Book II is mostly dedicated to the writer's youth and its first (Chapter 2), second (Chapter 3) and third (Chapter 4) vacations spent in Combourg, as well as to its mission (Chapter 7) and return (Chapter 8) to Combourg.
Book III describes the reminiscence of Combourg during a walk (Chapter
I), life in Combourg (Chapter 3), and return and farewell to Combourg
(Chapter 16). "Life in Combourg" is one of the most famous sections of
the book; the writer describes the sad atmosphere of the moors, and even
sadder, of the castle, which he compares to the Great Chartreuse of
Grenoble he subsequently visited. The four inhabitants of the castle, who hardly received visitors, were the writer, his silent father, his
religious mother, and his sister Lucile. In the evening, the writer used
to sit near the fireplace and spoke mezzo voce with Lucile, fearing the
return of the spectral father walking through the dark rooms of the
castle and asking them: "What did you talk about?". The chapter ends
with the descriptions of the horrific legend involving a wooden-legged
Count of Combourg, dead for three centuries, who appears from time to
time in the turret's great staircase; his wooden leg also uses to walk
alone with a black cat.
The writer relates its last visit to his old and ill father, "no longer so scaring but a father worth of tenderness", in Chapter 16, which ends with the reminiscence of his last three visits in Combourg.
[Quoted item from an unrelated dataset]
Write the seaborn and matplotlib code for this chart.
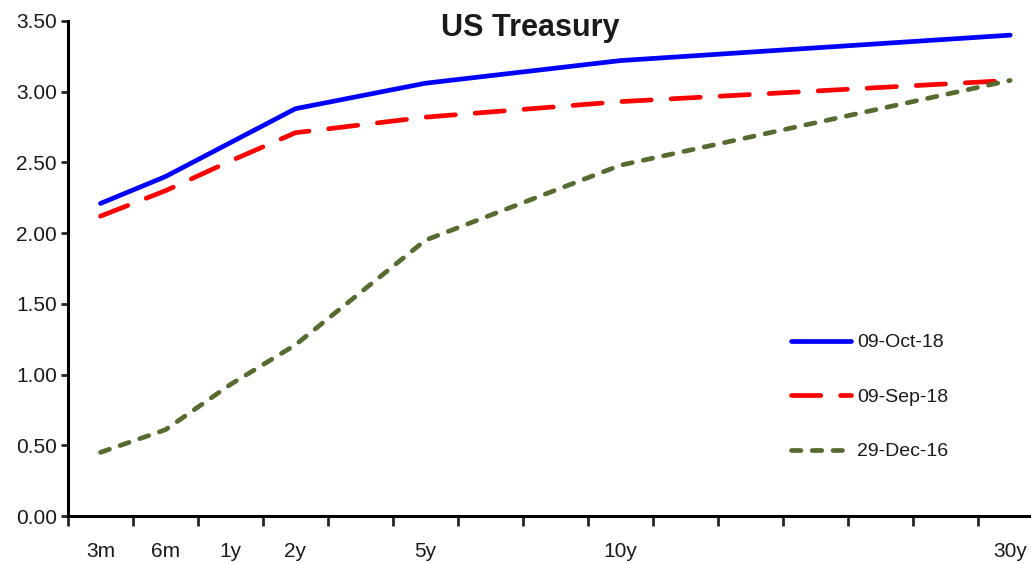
import matplotlib
matplotlib.use("Agg")
import matplotlib.pyplot as plt
import seaborn as sns
import pandas as pd

# Tenor axis (category slots, blanks are unlabelled slots)
axis_labels = ["3m", "6m", "1y", "2y", "", "5y", "", "", "10y",
               "", "", "", "", "", "30y"]
tenors = ["3m", "6m", "1y", "2y", "5y", "10y", "30y"]

dates = ["09-Oct-18", "09-Sep-18", "29-Dec-16"]
oct18 = [2.21, 2.40, 2.64, 2.88, 3.06, 3.22, 3.40]
sep18 = [2.12, 2.30, 2.51, 2.71, 2.82, 2.93, 3.08]
dec16 = [0.45, 0.61, 0.93, 1.21, 1.95, 2.48, 3.08]

colors = {"09-Oct-18": "#0000ff", "09-Sep-18": "#ff0000", "29-Dec-16": "#556b2f"}
dash_map = {"09-Oct-18": "", "09-Sep-18": (6.2, 4.2), "29-Dec-16": (2, 2.4)}

rows = []
for d, vals in zip(dates, [oct18, sep18, dec16]):
    for t, v in zip(tenors, vals):
        rows.append({"tenor": axis_labels.index(t), "yield": v, "date": d})
df = pd.DataFrame(rows)

sns.set_style("ticks")
plt.rcParams["font.family"] = ["Liberation Sans Narrow", "Liberation Sans", "DejaVu Sans"]
plt.rcParams["lines.dash_capstyle"] = "round"
plt.rcParams["lines.solid_capstyle"] = "round"
text_col = "#1a1a1a"

fig = plt.figure(figsize=(10.31, 5.63), dpi=100)
ax = fig.add_axes([68 / 1031, 47 / 563, (1031 - 68) / 1031, (516 - 21) / 563])

sns.lineplot(data=df, x="tenor", y="yield", hue="date", style="date",
             hue_order=dates, style_order=dates, palette=colors,
             dashes=dash_map, linewidth=3.4, ax=ax, clip_on=False)

ax.set_ylim(0, 3.5)
ax.set_yticks([i * 0.5 for i in range(8)])
ax.set_yticklabels([f"{i * 0.5:.2f}" for i in range(8)], fontsize=15, color=text_col)
ax.set_xlim(-0.5, 14.32)
ax.set_xticks([k - 0.5 for k in range(15)])
ax.set_xticklabels([])
ax.set_xticks(range(15), minor=True)
ax.set_xticklabels(axis_labels, minor=True, fontsize=15, color=text_col)
ax.tick_params(axis="x", which="major", length=7, width=2, direction="out")
ax.tick_params(axis="x", which="minor", length=0, pad=19)
ax.tick_params(axis="y", length=5, width=2, direction="out", pad=3)
ax.set_xlabel("")
ax.set_ylabel("")
for s in ["top", "right"]:
    ax.spines[s].set_visible(False)
for s in ["left", "bottom"]:
    ax.spines[s].set_linewidth(2.2)
    ax.spines[s].set_color("black")

ax.text(0.48, 0.985, "US Treasury", transform=ax.transAxes, ha="center",
        va="center", fontsize=22, fontweight="bold", color=text_col)

sns.move_legend(ax, loc="upper left", bbox_to_anchor=(783 / 1031, 1 - 326 / 563),
                bbox_transform=fig.transFigure, frameon=False, title=None,
                fontsize=14, handlelength=3.1, handletextpad=0.3,
                labelspacing=1.9, borderaxespad=0)
for t in ax.get_legend().get_texts():
    t.set_color(text_col)

fig.savefig("out.png", dpi=100)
Short before leaving Saint-Malo for America, he found the castle abandoned, ports and windows closed, and immediately left. The chapter ends with the famous tribute to Combourg, often considered as a pre-Romantic manifesto and an anticipation of Baudelaire's spleen: "In the woods of Combourg, I became who I am; here I experienced the first damage by boredom that I have been legging behind me all my life, of that sadness that made my torment and my felicity." Accordingly, the town of Combourg (5,912 inhabitants in 2016) is self-styled "Cradle of Romantism".
Significant descriptions of Combourg in the Mémoires stop here, p. 86. The rest of the book (up to p. 1420) includes only incidental, melancholic reminiscences of the woods, pond, paths, moors, crows, and turret of Combourg.